> **EXERCISE DESCRIPTION**
Pictures in the data below are not part of the copy; transcribe everything else exactly.

> **DATA SECTION**

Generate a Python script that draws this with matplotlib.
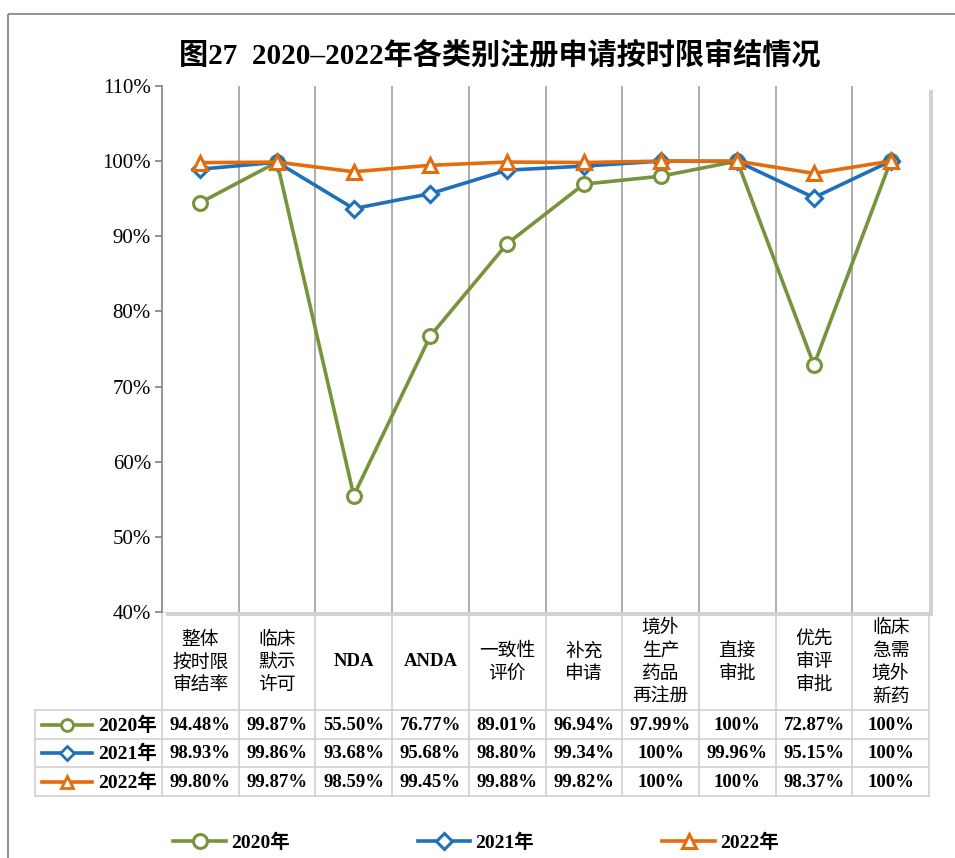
import matplotlib
matplotlib.use("Agg")
import matplotlib.pyplot as plt
from matplotlib.patches import Rectangle
from matplotlib.lines import Line2D

# ---------------- data ----------------
categories = ['整体\n按时限\n审结率', '临床\n默示\n许可', 'NDA', 'ANDA', '一致性\n评价',
              '补充\n申请', '境外\n生产\n药品\n再注册', '直接\n审批', '优先\n审评\n审批',
              '临床\n急需\n境外\n新药']
series_names = ['2020年', '2021年', '2022年']
v2020 = [94.48, 99.87, 55.50, 76.77, 89.01, 96.94, 97.99, 100, 72.87, 100]
v2021 = [98.93, 99.86, 93.68, 95.68, 98.80, 99.34, 100, 99.96, 95.15, 100]
v2022 = [99.80, 99.87, 98.59, 99.45, 99.88, 99.82, 100, 100, 98.37, 100]
yticks = [40, 50, 60, 70, 80, 90, 100, 110]
title = '图27  2020–2022年各类别注册申请按时限审结情况'

colors = ['#77933C', '#1F70BA', '#E46C0A']
markers = ['o', 'D', '^']
msizes = [10, 8, 10]
series = [v2020, v2021, v2022]

W, H = 955, 858
fig = plt.figure(figsize=(W / 100, H / 100), dpi=100)

def fx(x):
    return x / W

def fy(y):
    return 1 - y / H

SERIF = ['Liberation Serif', 'Noto Sans CJK SC']
CJK = ['Noto Sans CJK SC', 'DejaVu Sans']

# overlay axes in pixel coordinates for frame/table
ov = fig.add_axes([0, 0, 1, 1], zorder=0)
ov.set_xlim(0, W)
ov.set_ylim(H, 0)
ov.axis('off')

# outer frame
ov.add_patch(Rectangle((8, 14), W + 20, H + 20, fill=False, edgecolor='#7f7f7f', lw=1.2))

# plot area geometry
L, R, T, B = 162, 929, 86, 612
# shadow
ov.add_patch(Rectangle((L + 4, T + 4), R - L, B - T, facecolor='#c8c8c8', edgecolor='none', alpha=0.8))

ax = fig.add_axes([fx(L), fy(B), fx(R - L), (B - T) / H], zorder=2)
ax.set_facecolor('white')
n = len(categories)
x = list(range(n))
for vals, c, m, ms, name in zip(series, colors, markers, msizes, series_names):
    ax.plot(x, vals, color=c, lw=2.6, marker=m, markersize=ms, markerfacecolor='white',
            markeredgecolor=c, markeredgewidth=2.2, label=name, clip_on=False, zorder=3)
ax.set_xlim(-0.5, n - 0.5)
ax.set_ylim(40, 110)
ax.set_yticks(yticks)
ax.set_yticklabels([f'{t}%' for t in yticks], fontsize=15, family=SERIF)
ax.set_xticks([])
for b in [i + 0.5 for i in range(n - 1)]:
    ax.axvline(b, color='#a0a0a0', lw=1.2, zorder=1)
for s in ['top', 'right', 'bottom']:
    ax.spines[s].set_visible(False)
ax.spines['left'].set_color('#808080')
ax.spines['left'].set_linewidth(1.2)
ax.tick_params(axis='y', length=5, color='#808080', width=1.2, pad=3)

# ---------------- table ----------------
colw = (R - L) / n
tcol = '#d0d0d0'
hdr_top, hdr_bot = B, 710
row_edges = [710, 739, 767, 796]
tleft = 35
for i in range(n + 1):
    xx = L + i * colw
    ov.plot([xx, xx], [hdr_top, row_edges[-1]], color=tcol, lw=1.2, zorder=1)
ov.plot([tleft, tleft], [row_edges[0], row_edges[-1]], color=tcol, lw=1.2)
ov.plot([L, R], [hdr_top, hdr_top], color=tcol, lw=1.2)
for ye in row_edges:
    ov.plot([tleft, R], [ye, ye], color=tcol, lw=1.2)

for i, lab in enumerate(categories):
    cx = L + (i + 0.5) * colw
    if any(ord(ch) > 255 for ch in lab):
        ov.text(cx, (hdr_top + hdr_bot) / 2 + 1, lab, ha='center', va='center', fontsize=13.5,
                family=CJK, linespacing=1.12)
    else:
        ov.text(cx, (hdr_top + hdr_bot) / 2 + 1, lab, ha='center', va='center', fontsize=13.5,
                family=SERIF, fontweight='bold')

def fmt(v):
    return '100%' if v == 100 else f'{v:.2f}%'

for r, (vals, c, m, ms, name) in enumerate(zip(series, colors, markers, msizes, series_names)):
    cy = (row_edges[r] + row_edges[r + 1]) / 2
    ov.add_line(Line2D([42, 92], [cy, cy], color=c, lw=2.6))
    ov.add_line(Line2D([67], [cy], color=c, marker=m, markersize=ms * 0.85, markerfacecolor='white',
                       markeredgecolor=c, markeredgewidth=2.0))
    ov.text(157, cy + 1, name, ha='right', va='center', fontsize=14, family=SERIF, fontweight='bold')
    for i, v in enumerate(vals):
        ov.text(L + (i + 0.5) * colw, cy + 1, fmt(v), ha='center', va='center', fontsize=13.5,
                family=SERIF, fontweight='bold')

# title
ov.text(500, 55, title, ha='center', va='center', fontsize=21, fontweight='bold', family=SERIF)

# legend
handles, labels = ax.get_legend_handles_labels()
leg = fig.legend(handles, labels, loc='center', bbox_to_anchor=(fx(476), fy(843)), ncol=3,
                 frameon=False, handlelength=2.7, columnspacing=6.6, handletextpad=0.25,
                 prop={'family': SERIF, 'size': 14, 'weight': 'bold'})

fig.savefig('out.png', dpi=100)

> **RESPONSE FOR THIS EXERCISE**
Generate a Python script that draws this with matplotlib.
import matplotlib
matplotlib.use("Agg")
import matplotlib.pyplot as plt
from matplotlib.patches import Rectangle
from matplotlib.lines import Line2D

# ---------------- data ----------------
categories = ['整体\n按时限\n审结率', '临床\n默示\n许可', 'NDA', 'ANDA', '一致性\n评价',
              '补充\n申请', '境外\n生产\n药品\n再注册', '直接\n审批', '优先\n审评\n审批',
              '临床\n急需\n境外\n新药']
series_names = ['2020年', '2021年', '2022年']
v2020 = [94.48, 99.87, 55.50, 76.77, 89.01, 96.94, 97.99, 100, 72.87, 100]
v2021 = [98.93, 99.86, 93.68, 95.68, 98.80, 99.34, 100, 99.96, 95.15, 100]
v2022 = [99.80, 99.87, 98.59, 99.45, 99.88, 99.82, 100, 100, 98.37, 100]
yticks = [40, 50, 60, 70, 80, 90, 100, 110]
title = '图27  2020–2022年各类别注册申请按时限审结情况'

colors = ['#77933C', '#1F70BA', '#E46C0A']
markers = ['o', 'D', '^']
msizes = [10, 8, 10]
series = [v2020, v2021, v2022]

W, H = 955, 858
fig = plt.figure(figsize=(W / 100, H / 100), dpi=100)

def fx(x):
    return x / W

def fy(y):
    return 1 - y / H

SERIF = ['Liberation Serif', 'Noto Sans CJK SC']
CJK = ['Noto Sans CJK SC', 'DejaVu Sans']

# overlay axes in pixel coordinates for frame/table
ov = fig.add_axes([0, 0, 1, 1], zorder=0)
ov.set_xlim(0, W)
ov.set_ylim(H, 0)
ov.axis('off')

# outer frame
ov.add_patch(Rectangle((8, 14), W + 20, H + 20, fill=False, edgecolor='#7f7f7f', lw=1.2))

# plot area geometry
L, R, T, B = 162, 929, 86, 612
# shadow
ov.add_patch(Rectangle((L + 4, T + 4), R - L, B - T, facecolor='#c8c8c8', edgecolor='none', alpha=0.8))

ax = fig.add_axes([fx(L), fy(B), fx(R - L), (B - T) / H], zorder=2)
ax.set_facecolor('white')
n = len(categories)
x = list(range(n))
for vals, c, m, ms, name in zip(series, colors, markers, msizes, series_names):
    ax.plot(x, vals, color=c, lw=2.6, marker=m, markersize=ms, markerfacecolor='white',
            markeredgecolor=c, markeredgewidth=2.2, label=name, clip_on=False, zorder=3)
ax.set_xlim(-0.5, n - 0.5)
ax.set_ylim(40, 110)
ax.set_yticks(yticks)
ax.set_yticklabels([f'{t}%' for t in yticks], fontsize=15, family=SERIF)
ax.set_xticks([])
for b in [i + 0.5 for i in range(n - 1)]:
    ax.axvline(b, color='#a0a0a0', lw=1.2, zorder=1)
for s in ['top', 'right', 'bottom']:
    ax.spines[s].set_visible(False)
ax.spines['left'].set_color('#808080')
ax.spines['left'].set_linewidth(1.2)
ax.tick_params(axis='y', length=5, color='#808080', width=1.2, pad=3)

# ---------------- table ----------------
colw = (R - L) / n
tcol = '#d0d0d0'
hdr_top, hdr_bot = B, 710
row_edges = [710, 739, 767, 796]
tleft = 35
for i in range(n + 1):
    xx = L + i * colw
    ov.plot([xx, xx], [hdr_top, row_edges[-1]], color=tcol, lw=1.2, zorder=1)
ov.plot([tleft, tleft], [row_edges[0], row_edges[-1]], color=tcol, lw=1.2)
ov.plot([L, R], [hdr_top, hdr_top], color=tcol, lw=1.2)
for ye in row_edges:
    ov.plot([tleft, R], [ye, ye], color=tcol, lw=1.2)

for i, lab in enumerate(categories):
    cx = L + (i + 0.5) * colw
    if any(ord(ch) > 255 for ch in lab):
        ov.text(cx, (hdr_top + hdr_bot) / 2 + 1, lab, ha='center', va='center', fontsize=13.5,
                family=CJK, linespacing=1.12)
    else:
        ov.text(cx, (hdr_top + hdr_bot) / 2 + 1, lab, ha='center', va='center', fontsize=13.5,
                family=SERIF, fontweight='bold')

def fmt(v):
    return '100%' if v == 100 else f'{v:.2f}%'

for r, (vals, c, m, ms, name) in enumerate(zip(series, colors, markers, msizes, series_names)):
    cy = (row_edges[r] + row_edges[r + 1]) / 2
    ov.add_line(Line2D([42, 92], [cy, cy], color=c, lw=2.6))
    ov.add_line(Line2D([67], [cy], color=c, marker=m, markersize=ms * 0.85, markerfacecolor='white',
                       markeredgecolor=c, markeredgewidth=2.0))
    ov.text(157, cy + 1, name, ha='right', va='center', fontsize=14, family=SERIF, fontweight='bold')
    for i, v in enumerate(vals):
        ov.text(L + (i + 0.5) * colw, cy + 1, fmt(v), ha='center', va='center', fontsize=13.5,
                family=SERIF, fontweight='bold')

# title
ov.text(500, 55, title, ha='center', va='center', fontsize=21, fontweight='bold', family=SERIF)

# legend
handles, labels = ax.get_legend_handles_labels()
leg = fig.legend(handles, labels, loc='center', bbox_to_anchor=(fx(476), fy(843)), ncol=3,
                 frameon=False, handlelength=2.7, columnspacing=6.6, handletextpad=0.25,
                 prop={'family': SERIF, 'size': 14, 'weight': 'bold'})

fig.savefig('out.png', dpi=100)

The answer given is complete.